# Classical Radio App



## Guest (Apr 8, 2016)

I don't know if this has already been mentioned, but I just discovered what I believe is a fairly new app on my Android phone through the Google Play store: Classical Radio

I don't know what platforms carry it, just that I was able to download it on my Android phone. It is a "radio" station, in the sense that you listen to the music that is selected by someone else (I think it is actual people, not just some computer algorithm), as opposed to selecting for yourself, as is the case with Spotify.

I don't think it will replace Spotify, which I also have on my phone. But you can choose from a broad selection of genres. They cover all the major time periods and styles, from Medieval up through 21st Century. Most of the major composers have dedicated channels. Then major styles (quartets, symphonies, solo piano, etc.) are covered. And the performances, as far as I have thus heard, include good recordings by known and respected musicians and groups, so you aren't treated to unknown performers here.

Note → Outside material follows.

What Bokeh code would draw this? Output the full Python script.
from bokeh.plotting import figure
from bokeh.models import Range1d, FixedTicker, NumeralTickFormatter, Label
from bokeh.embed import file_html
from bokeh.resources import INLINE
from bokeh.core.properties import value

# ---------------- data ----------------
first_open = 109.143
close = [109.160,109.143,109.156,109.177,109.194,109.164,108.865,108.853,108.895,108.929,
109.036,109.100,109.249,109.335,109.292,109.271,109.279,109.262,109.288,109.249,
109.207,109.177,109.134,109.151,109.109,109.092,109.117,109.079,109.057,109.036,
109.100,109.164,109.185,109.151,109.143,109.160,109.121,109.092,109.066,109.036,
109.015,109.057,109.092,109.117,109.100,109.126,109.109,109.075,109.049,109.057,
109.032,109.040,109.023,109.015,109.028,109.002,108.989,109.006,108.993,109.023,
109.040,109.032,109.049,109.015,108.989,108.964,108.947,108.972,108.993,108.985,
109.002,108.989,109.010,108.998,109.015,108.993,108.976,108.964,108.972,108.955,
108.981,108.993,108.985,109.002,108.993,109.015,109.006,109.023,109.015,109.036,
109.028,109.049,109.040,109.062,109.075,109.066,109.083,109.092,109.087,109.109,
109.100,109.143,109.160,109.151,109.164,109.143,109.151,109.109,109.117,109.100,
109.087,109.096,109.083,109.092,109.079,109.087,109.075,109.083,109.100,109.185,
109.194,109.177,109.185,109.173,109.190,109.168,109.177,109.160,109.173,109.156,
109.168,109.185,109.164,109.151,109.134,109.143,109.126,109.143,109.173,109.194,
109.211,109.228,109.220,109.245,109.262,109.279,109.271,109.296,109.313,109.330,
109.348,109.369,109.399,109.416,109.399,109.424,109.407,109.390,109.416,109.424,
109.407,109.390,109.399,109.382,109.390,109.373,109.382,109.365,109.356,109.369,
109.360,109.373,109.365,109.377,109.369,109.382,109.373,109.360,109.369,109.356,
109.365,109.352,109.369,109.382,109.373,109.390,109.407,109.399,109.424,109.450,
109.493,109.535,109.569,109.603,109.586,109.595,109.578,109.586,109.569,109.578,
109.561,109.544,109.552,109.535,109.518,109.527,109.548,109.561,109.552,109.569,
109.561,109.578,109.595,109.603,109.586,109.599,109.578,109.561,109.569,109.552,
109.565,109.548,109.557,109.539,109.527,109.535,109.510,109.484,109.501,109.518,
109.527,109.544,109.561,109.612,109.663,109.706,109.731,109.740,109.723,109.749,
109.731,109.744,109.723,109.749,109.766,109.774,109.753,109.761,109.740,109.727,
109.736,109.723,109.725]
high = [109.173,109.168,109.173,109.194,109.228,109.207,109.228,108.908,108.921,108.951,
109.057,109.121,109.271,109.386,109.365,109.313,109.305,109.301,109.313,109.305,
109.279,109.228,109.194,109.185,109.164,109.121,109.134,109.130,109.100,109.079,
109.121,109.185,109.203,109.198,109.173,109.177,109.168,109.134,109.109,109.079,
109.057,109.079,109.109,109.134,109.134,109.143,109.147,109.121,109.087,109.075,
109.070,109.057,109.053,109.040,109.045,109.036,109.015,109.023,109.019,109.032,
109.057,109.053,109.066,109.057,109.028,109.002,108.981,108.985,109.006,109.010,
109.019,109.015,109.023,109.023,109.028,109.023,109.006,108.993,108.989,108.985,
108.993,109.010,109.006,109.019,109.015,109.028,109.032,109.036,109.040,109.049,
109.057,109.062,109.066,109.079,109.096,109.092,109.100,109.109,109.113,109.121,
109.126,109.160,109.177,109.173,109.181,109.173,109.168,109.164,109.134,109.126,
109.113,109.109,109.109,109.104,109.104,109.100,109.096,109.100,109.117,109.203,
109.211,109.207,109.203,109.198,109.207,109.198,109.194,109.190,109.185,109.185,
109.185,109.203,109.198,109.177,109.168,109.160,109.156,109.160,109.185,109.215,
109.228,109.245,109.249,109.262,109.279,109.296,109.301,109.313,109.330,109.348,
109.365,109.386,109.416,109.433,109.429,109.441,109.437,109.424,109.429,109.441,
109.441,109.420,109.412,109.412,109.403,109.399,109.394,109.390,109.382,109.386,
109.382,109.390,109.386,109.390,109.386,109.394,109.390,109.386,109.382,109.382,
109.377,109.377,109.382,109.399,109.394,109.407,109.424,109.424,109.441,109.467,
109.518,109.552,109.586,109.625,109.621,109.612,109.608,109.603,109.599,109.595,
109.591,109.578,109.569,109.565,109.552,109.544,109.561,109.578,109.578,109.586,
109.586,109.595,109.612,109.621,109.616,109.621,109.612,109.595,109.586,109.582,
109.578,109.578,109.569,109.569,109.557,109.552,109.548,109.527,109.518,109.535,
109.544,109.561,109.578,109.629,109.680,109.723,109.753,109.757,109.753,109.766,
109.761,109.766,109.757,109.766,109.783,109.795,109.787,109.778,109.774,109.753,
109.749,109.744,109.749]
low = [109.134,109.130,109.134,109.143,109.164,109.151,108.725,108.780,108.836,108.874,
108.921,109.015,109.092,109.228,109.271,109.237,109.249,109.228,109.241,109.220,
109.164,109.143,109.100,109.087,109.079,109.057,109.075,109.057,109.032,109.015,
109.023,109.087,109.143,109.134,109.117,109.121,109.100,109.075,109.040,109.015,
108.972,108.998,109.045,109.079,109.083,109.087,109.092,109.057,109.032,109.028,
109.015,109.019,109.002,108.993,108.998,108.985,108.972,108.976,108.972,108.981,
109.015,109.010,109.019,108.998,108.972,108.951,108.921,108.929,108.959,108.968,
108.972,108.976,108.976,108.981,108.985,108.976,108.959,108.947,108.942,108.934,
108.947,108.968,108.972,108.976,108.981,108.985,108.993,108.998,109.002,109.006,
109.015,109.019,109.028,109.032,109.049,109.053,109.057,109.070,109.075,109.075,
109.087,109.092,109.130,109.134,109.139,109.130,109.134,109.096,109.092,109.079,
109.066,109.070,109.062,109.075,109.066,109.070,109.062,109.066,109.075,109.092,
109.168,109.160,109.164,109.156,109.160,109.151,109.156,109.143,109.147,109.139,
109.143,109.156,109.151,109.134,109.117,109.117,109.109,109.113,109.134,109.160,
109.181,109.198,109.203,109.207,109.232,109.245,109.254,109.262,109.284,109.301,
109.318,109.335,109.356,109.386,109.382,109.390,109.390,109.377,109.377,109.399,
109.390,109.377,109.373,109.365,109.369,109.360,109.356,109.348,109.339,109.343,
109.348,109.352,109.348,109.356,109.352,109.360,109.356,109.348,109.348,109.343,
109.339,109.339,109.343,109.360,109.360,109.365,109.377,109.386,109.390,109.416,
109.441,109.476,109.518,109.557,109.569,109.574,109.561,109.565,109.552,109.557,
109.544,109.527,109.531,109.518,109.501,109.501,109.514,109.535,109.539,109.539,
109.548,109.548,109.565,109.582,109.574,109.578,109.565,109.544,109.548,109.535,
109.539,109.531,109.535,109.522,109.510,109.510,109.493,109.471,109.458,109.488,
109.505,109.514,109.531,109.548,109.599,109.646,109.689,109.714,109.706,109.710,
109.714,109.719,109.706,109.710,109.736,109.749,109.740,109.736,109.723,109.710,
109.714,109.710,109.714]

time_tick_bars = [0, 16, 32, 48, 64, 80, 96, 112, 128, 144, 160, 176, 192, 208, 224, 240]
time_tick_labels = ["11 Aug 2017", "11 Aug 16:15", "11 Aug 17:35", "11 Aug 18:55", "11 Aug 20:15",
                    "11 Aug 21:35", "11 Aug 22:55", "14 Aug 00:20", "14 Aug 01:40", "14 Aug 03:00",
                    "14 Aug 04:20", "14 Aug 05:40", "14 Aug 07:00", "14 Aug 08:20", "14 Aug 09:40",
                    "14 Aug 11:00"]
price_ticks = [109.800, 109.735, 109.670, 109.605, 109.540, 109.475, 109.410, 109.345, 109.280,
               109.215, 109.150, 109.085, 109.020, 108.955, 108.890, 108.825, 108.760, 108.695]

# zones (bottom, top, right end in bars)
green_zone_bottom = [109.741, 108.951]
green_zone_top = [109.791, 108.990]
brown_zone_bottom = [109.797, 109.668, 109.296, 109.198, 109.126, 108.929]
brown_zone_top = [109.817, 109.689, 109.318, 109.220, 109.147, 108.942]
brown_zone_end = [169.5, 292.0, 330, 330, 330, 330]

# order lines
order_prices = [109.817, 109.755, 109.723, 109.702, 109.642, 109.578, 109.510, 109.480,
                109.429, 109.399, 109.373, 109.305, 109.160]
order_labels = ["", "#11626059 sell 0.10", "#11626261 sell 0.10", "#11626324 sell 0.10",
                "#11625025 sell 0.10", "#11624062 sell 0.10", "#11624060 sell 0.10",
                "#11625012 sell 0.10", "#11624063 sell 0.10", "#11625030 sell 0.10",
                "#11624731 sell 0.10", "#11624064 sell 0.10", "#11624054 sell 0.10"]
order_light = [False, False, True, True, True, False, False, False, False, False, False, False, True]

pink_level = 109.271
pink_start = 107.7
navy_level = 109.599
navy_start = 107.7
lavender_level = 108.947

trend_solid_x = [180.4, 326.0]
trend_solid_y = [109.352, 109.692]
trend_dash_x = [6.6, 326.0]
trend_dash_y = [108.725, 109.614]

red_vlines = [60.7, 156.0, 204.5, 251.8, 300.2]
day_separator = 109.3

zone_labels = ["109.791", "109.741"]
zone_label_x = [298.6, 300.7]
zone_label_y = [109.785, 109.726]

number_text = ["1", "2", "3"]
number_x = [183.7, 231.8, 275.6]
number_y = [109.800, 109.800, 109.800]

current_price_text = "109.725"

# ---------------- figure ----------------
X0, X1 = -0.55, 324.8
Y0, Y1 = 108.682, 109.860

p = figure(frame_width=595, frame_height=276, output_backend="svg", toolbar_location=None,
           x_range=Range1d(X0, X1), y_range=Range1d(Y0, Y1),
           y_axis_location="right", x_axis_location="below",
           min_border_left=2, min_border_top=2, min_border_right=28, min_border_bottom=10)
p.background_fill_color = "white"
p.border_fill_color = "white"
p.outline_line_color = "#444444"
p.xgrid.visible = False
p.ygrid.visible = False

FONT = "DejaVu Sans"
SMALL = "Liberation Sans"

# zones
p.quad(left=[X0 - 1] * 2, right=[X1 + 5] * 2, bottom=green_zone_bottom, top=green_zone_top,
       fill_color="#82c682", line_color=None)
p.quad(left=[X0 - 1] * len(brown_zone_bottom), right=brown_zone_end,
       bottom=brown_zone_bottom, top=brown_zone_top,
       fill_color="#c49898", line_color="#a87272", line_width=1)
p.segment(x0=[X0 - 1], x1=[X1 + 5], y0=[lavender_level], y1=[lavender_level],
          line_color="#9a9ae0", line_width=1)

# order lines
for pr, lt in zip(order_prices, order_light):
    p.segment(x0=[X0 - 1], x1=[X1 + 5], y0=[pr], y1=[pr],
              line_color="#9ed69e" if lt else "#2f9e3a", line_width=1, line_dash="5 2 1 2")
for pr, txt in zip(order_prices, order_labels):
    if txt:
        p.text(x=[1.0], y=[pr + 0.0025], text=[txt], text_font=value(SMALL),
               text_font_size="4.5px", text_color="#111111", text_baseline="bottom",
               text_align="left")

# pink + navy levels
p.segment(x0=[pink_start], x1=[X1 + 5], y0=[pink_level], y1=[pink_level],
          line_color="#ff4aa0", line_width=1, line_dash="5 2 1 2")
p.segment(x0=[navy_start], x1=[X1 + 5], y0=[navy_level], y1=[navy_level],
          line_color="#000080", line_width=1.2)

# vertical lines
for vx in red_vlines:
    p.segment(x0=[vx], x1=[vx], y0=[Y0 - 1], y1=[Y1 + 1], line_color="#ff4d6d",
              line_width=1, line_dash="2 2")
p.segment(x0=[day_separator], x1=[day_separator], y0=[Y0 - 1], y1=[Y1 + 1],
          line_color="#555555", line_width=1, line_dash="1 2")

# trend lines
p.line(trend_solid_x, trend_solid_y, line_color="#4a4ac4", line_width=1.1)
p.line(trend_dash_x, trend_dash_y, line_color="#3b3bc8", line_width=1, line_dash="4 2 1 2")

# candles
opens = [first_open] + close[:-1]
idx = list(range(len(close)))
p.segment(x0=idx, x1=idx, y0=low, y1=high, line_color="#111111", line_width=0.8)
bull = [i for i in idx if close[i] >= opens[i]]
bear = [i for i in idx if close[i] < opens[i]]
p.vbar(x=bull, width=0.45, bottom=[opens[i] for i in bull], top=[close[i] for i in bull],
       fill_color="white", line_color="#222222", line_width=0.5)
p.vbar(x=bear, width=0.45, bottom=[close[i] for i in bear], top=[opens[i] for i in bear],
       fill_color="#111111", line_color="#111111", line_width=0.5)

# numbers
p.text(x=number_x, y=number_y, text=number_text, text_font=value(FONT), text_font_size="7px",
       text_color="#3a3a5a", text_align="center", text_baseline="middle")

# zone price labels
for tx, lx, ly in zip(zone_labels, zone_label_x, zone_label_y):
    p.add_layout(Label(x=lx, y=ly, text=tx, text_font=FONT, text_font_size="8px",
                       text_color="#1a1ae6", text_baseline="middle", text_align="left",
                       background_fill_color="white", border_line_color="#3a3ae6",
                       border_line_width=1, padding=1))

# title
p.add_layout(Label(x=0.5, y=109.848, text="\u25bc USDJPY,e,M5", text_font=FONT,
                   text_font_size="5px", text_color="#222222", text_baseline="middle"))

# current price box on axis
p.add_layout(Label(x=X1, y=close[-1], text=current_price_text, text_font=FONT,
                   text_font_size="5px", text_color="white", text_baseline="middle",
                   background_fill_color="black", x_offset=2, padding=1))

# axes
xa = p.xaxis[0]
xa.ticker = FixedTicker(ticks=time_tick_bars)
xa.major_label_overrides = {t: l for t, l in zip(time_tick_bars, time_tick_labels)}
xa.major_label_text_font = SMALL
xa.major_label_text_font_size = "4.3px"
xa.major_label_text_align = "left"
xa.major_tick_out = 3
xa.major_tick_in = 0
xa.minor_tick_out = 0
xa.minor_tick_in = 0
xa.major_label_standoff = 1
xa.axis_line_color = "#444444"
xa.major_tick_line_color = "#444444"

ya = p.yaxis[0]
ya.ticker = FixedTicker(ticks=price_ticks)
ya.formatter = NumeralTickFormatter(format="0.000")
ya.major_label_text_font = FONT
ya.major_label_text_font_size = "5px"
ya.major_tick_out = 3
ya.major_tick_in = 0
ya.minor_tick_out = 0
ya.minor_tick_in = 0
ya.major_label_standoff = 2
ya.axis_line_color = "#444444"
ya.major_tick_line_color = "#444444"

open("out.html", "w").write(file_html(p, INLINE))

I have just started, so I don't know how well this is going to perform. Sometimes I just like to hear random music, and not have to worry about selecting - I think there is still a place for this type of listening experience, particularly for being exposed to works and composers you might not normally select for your listening.


----------



## Guest (Apr 8, 2016)

Thanks, I'll give it a whizz.


----------



## Guest (Apr 8, 2016)

By the way, you have the option of a free version, which include banners and commercials, or you can pay for the premium version and get rid of those. I'm trying the free version to see if I like it before paying money.


----------



## Antiquarian (Apr 29, 2014)

I've found that the Classical music apps really don't suit me. Except for the _ClassicFM_ app, and I use that more for the music news than the music itself.


----------